Some simulation studies of unconventional wells with a declining flowing pressure show a significant increase (hump) in the oil rate at the time when the flowing pressure crosses the bubble point. This unexpected "oil-rate hump" is subsequently followed by the traditionally expected rate decline.
The unexplained rate hump raises various questions: The first question is: is it real or simply an artifact of the mathematics of numerical simulation? And if real, other question arise, including: how do reserve estimation methods that are based on rate decline apply to an increase? Or, does a rate increase mean one should produce the wells at pressures below the bubble point pressure to accelerate production of the oil associated with the rate hump? The main objective of this paper is to investigate whether a rate hump is a result of numerical errors of simulators especially as grid-blocks drop below bubblepoint pressure, or if it is an intrinsic response of formulations of two - phase flow under some conditions of flowing pressure, etc. And if the latter, what are the conditions that lead to a rate hump.

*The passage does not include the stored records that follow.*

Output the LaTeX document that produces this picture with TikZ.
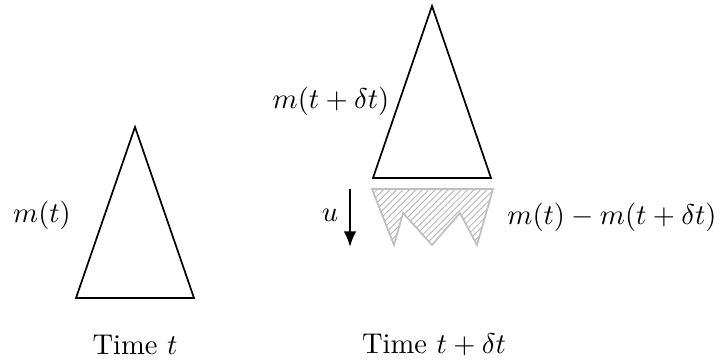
\documentclass[tikz,border=0pt]{standalone}
\usetikzlibrary{patterns.meta, arrows.meta}
\begin{document}
\begin{tikzpicture}[x=0.35pt, y=-0.35pt, line join=miter]
\useasboundingbox (0,0) rectangle (721,360);

% Cohete en el instante t
\draw[semithick] (76,298) -- (135,127) -- (194,298) -- cycle;
\node (mt) at (42,215) {$m(t)$};
\node (tiempo1) at (135,345) {Time $t$};

% Cohete en el instante t + dt
\draw[semithick] (373,178) -- (432,6) -- (491,178) -- cycle;
\node (mtdt) at (331,101) {$m(t+\delta t)$};

% Masa expulsada (rayada en gris)
\filldraw[draw=gray!50, semithick, pattern={Lines[angle=45, distance=1.6pt, line width=0.3pt]}, pattern color=gray!60]
  (372,189) -- (394,245) -- (403,213) -- (432,245) -- (460,213) -- (477,245) -- (493,189) -- cycle;
\node (masa) at (612,217) {$m(t)-m(t+\delta t)$};

% Velocidad de escape
\coordinate (u1) at (350,189);
\coordinate (u2) at (350,247);
\draw[thick, -{Latex[length=5.5pt, width=4.5pt]}] (u1) -- (u2);
\node (u) at (330,215) {$u$};

\node (tiempo2) at (434,345) {Time $t+\delta t$};
\end{tikzpicture}
\end{document}
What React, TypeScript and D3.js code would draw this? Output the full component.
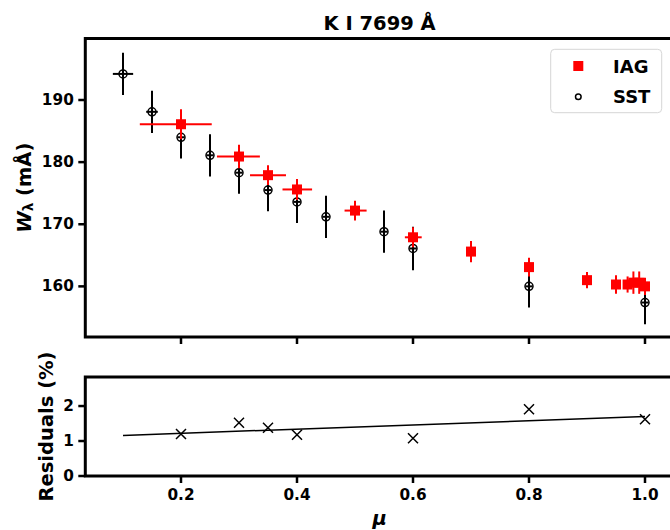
import React, { useEffect, useRef } from 'react';
import * as d3 from 'd3';

// IAG (red squares)
const iagMu = [0.2, 0.3, 0.35, 0.4, 0.5, 0.6, 0.7, 0.8, 0.9, 0.95, 0.97, 0.98, 0.99, 1.0];
const iagW = [186.1, 180.9, 177.9, 175.6, 172.2, 167.9, 165.6, 163.1, 161.0, 160.3, 160.3, 160.6, 160.6, 160.0];
const iagWErr = [2.4, 1.9, 1.6, 1.7, 1.6, 1.6, 1.7, 1.5, 1.3, 1.5, 1.3, 1.8, 1.8, 1.4];
const iagMuErrLo = [0.071, 0.038, 0.031, 0.025, 0.018, 0.014, 0.008, 0.006, 0.004, 0.004, 0.004, 0.004, 0.004, 0.004];
const iagMuErrHi = [0.053, 0.036, 0.031, 0.026, 0.02, 0.015, 0.008, 0.006, 0.004, 0.004, 0.004, 0.004, 0.004, 0.004];

// SST (open circles)
const sstMu = [0.1, 0.15, 0.2, 0.25, 0.3, 0.35, 0.4, 0.45, 0.55, 0.6, 0.8, 1.0];
const sstW = [194.2, 188.1, 184.0, 181.1, 178.3, 175.5, 173.6, 171.2, 168.8, 166.1, 160.0, 157.4];
const sstWErr = [3.4, 3.4, 3.4, 3.4, 3.4, 3.4, 3.4, 3.4, 3.4, 3.5, 3.4, 3.5];
const sstMuErr = [0.0175, 0.01, 0.006, 0.006, 0.006, 0.006, 0.006, 0.006, 0.006, 0.006, 0.006, 0.006];

// residuals panel
const resMu = [0.2, 0.3, 0.35, 0.4, 0.6, 0.8, 1.0];
const resVal = [1.2, 1.52, 1.38, 1.18, 1.08, 1.91, 1.62];
const fitMu = [0.1, 1.0];
const fitVal = [1.16, 1.7];

const xTicks = [0.2, 0.4, 0.6, 0.8, 1.0];
const yTicksTop = [160, 170, 180, 190];
const yTicksBottom = [0, 1, 2];

const FONT = '"DejaVu Sans", sans-serif';

export default function App() {
  const ref = useRef<SVGSVGElement>(null);

  useEffect(() => {
    const svg = d3.select(ref.current);
    svg.selectAll('*').remove();

    const left = 85.3, right = 674;
    const top1 = 38.5, bot1 = 337;
    const top2 = 377, bot2 = 476;

    const x = d3.scaleLinear().domain([0.035, 1.05]).range([left, right]);
    const y1 = d3.scaleLinear().domain([151.85, 199.9]).range([bot1, top1]);
    const y2 = d3.scaleLinear().domain([0, 2.83]).range([bot2, top2]);

    // ---- top panel ----
    const g1 = svg.append('g');

    // SST errorbars + circles
    sstMu.forEach((m, i) => {
      g1.append('line')
        .attr('x1', x(m)).attr('x2', x(m))
        .attr('y1', y1(sstW[i] - sstWErr[i])).attr('y2', y1(sstW[i] + sstWErr[i]))
        .attr('stroke', 'black').attr('stroke-width', 2);
      g1.append('line')
        .attr('x1', x(m - sstMuErr[i])).attr('x2', x(m + sstMuErr[i]))
        .attr('y1', y1(sstW[i])).attr('y2', y1(sstW[i]))
        .attr('stroke', 'black').attr('stroke-width', 2);
      g1.append('circle')
        .attr('cx', x(m)).attr('cy', y1(sstW[i])).attr('r', 4)
        .attr('fill', 'none').attr('stroke', 'black').attr('stroke-width', 1.5);
    });

    // IAG errorbars + squares
    iagMu.forEach((m, i) => {
      g1.append('line')
        .attr('x1', x(m)).attr('x2', x(m))
        .attr('y1', y1(iagW[i] - iagWErr[i])).attr('y2', y1(iagW[i] + iagWErr[i]))
        .attr('stroke', 'red').attr('stroke-width', 2);
      g1.append('line')
        .attr('x1', x(m - iagMuErrLo[i])).attr('x2', x(m + iagMuErrHi[i]))
        .attr('y1', y1(iagW[i])).attr('y2', y1(iagW[i]))
        .attr('stroke', 'red').attr('stroke-width', 2);
      g1.append('rect')
        .attr('x', x(m) - 5).attr('y', y1(iagW[i]) - 5)
        .attr('width', 10).attr('height', 10)
        .attr('fill', 'red');
    });

    // spines
    g1.append('rect')
      .attr('x', left).attr('y', top1)
      .attr('width', right - left).attr('height', bot1 - top1)
      .attr('fill', 'none').attr('stroke', 'black').attr('stroke-width', 3);

    // ticks
    xTicks.forEach(t => {
      g1.append('line').attr('x1', x(t)).attr('x2', x(t))
        .attr('y1', bot1).attr('y2', bot1 + 7)
        .attr('stroke', 'black').attr('stroke-width', 2.5);
    });
    yTicksTop.forEach(t => {
      g1.append('line').attr('x1', left - 7).attr('x2', left)
        .attr('y1', y1(t)).attr('y2', y1(t))
        .attr('stroke', 'black').attr('stroke-width', 2.5);
      g1.append('text').attr('x', left - 11.5).attr('y', y1(t))
        .attr('text-anchor', 'end').attr('dominant-baseline', 'central')
        .attr('font-size', 15.3).attr('font-weight', 'bold').attr('font-family', FONT)
        .text(String(t));
    });

    // title
    g1.append('text')
      .attr('x', (left + right) / 2).attr('y', 30)
      .attr('text-anchor', 'middle')
      .attr('font-size', 19.5).attr('font-weight', 'bold').attr('font-family', FONT)
      .text('K I 7699 Å');

    // y label
    const yl = g1.append('text')
      .attr('transform', `translate(24,${(top1 + bot1) / 2}) rotate(-90)`)
      .attr('text-anchor', 'middle').attr('dominant-baseline', 'central')
      .attr('font-size', 19.5).attr('font-weight', 'bold').attr('font-family', FONT);
    yl.append('tspan').attr('font-style', 'italic').text('W');
    yl.append('tspan').attr('font-size', 13.5).attr('dy', 4).text('λ');
    yl.append('tspan').attr('dy', -4).text(' (mÅ)');

    // legend
    const lg = g1.append('g');
    lg.append('rect')
      .attr('x', 550.7).attr('y', 49.3).attr('width', 111).attr('height', 63.4)
      .attr('rx', 4).attr('fill', 'white').attr('fill-opacity', 0.8)
      .attr('stroke', '#d6d6d6').attr('stroke-width', 1);
    lg.append('rect').attr('x', 573.3).attr('y', 61).attr('width', 10).attr('height', 10).attr('fill', 'red');
    lg.append('circle').attr('cx', 578.3).attr('cy', 96.7).attr('r', 2.8)
      .attr('fill', 'none').attr('stroke', 'black').attr('stroke-width', 1.5);
    lg.append('text').attr('x', 613).attr('y', 72.5)
      .attr('font-size', 18).attr('font-weight', 'bold').attr('font-family', FONT).text('IAG');
    lg.append('text').attr('x', 613).attr('y', 103.2)
      .attr('font-size', 18).attr('font-weight', 'bold').attr('font-family', FONT).text('SST');

    // ---- bottom panel ----
    const g2 = svg.append('g');

    const line = d3.line<number>().x((d, i) => x(fitMu[i])).y(d => y2(d));
    g2.append('path').attr('d', line(fitVal))
      .attr('fill', 'none').attr('stroke', 'black').attr('stroke-width', 1.5);

    resMu.forEach((m, i) => {
      const cx = x(m), cy = y2(resVal[i]);
      g2.append('path')
        .attr('d', `M${cx - 5},${cy - 5}L${cx + 5},${cy + 5}M${cx - 5},${cy + 5}L${cx + 5},${cy - 5}`)
        .attr('stroke', 'black').attr('stroke-width', 1.5).attr('fill', 'none');
    });

    g2.append('rect')
      .attr('x', left).attr('y', top2)
      .attr('width', right - left).attr('height', bot2 - top2)
      .attr('fill', 'none').attr('stroke', 'black').attr('stroke-width', 3);

    xTicks.forEach(t => {
      g2.append('line').attr('x1', x(t)).attr('x2', x(t))
        .attr('y1', bot2).attr('y2', bot2 + 7)
        .attr('stroke', 'black').attr('stroke-width', 2.5);
      g2.append('text').attr('x', x(t)).attr('y', 500)
        .attr('text-anchor', 'middle')
        .attr('font-size', 15.3).attr('font-weight', 'bold').attr('font-family', FONT)
        .text(t.toFixed(1));
    });
    yTicksBottom.forEach(t => {
      g2.append('line').attr('x1', left - 7).attr('x2', left)
        .attr('y1', y2(t)).attr('y2', y2(t))
        .attr('stroke', 'black').attr('stroke-width', 2.5);
      g2.append('text').attr('x', left - 11.5).attr('y', y2(t))
        .attr('text-anchor', 'end').attr('dominant-baseline', 'central')
        .attr('font-size', 15.3).attr('font-weight', 'bold').attr('font-family', FONT)
        .text(String(t));
    });

    g2.append('text')
      .attr('transform', `translate(46,${(top2 + bot2) / 2}) rotate(-90)`)
      .attr('text-anchor', 'middle').attr('dominant-baseline', 'central')
      .attr('font-size', 19.5).attr('font-weight', 'bold').attr('font-family', FONT)
      .text('Residuals (%)');

    g2.append('text')
      .attr('x', (left + right) / 2).attr('y', 525)
      .attr('text-anchor', 'middle')
      .attr('font-size', 19.5).attr('font-weight', 'bold').attr('font-style', 'italic')
      .attr('font-family', FONT)
      .text('μ');
  }, []);

  return (
    <svg
      ref={ref}
      width={670}
      height={530}
      style={{ position: 'absolute', left: 0, top: 0, background: 'white' }}
    />
  );
}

We start with the partial differential equations of two-phase (gas and oil) flow for transient linear flow and re-write them in a form similar to those of single-phase flow. This allows term-to-term comparison of the two-phase formulation with the corresponding single-phase one. Through this comparison and the analytical and numerical solutions presented, we suggest that the rate increase is not because of numerical errors, instead it is related to at least three groups of parameters(i) fluid properties impacting the ratio between single-phase and two-phase compressibility. (ii) flow parameters that reflect how efficiently the evolved solution gas displaces the oil, and (iii) the rate at which the pressure at the wellbore is declining.
Furthermore, a series of numerical simulations are conducted to:(i) investigate the effect of parameters of significance and (ii) extend the range of investigation to more practical cases such as those more common to completion in unconventional reservoirs. When we choose typical values for reservoir and fluid properties, and operating conditions from unconventional basins we observe significant rate increases that last for many months and could make a significant contribution to early production.
Next, we look for evidence of the "rate hump" in actual field data. Our review of field data did not result in any convincing data sets with clearly defined rate humps. While a more exhaustive review of field data may reveal this phenomenon to be real, we discuss conditions that may mask or negate the rate hump. We also provide preliminary guidelines for input parameters so that the simulation model does not exhibit the rate hump.
To the best of our knowledge, this is the first time that the rate hump is being investigated in the literature.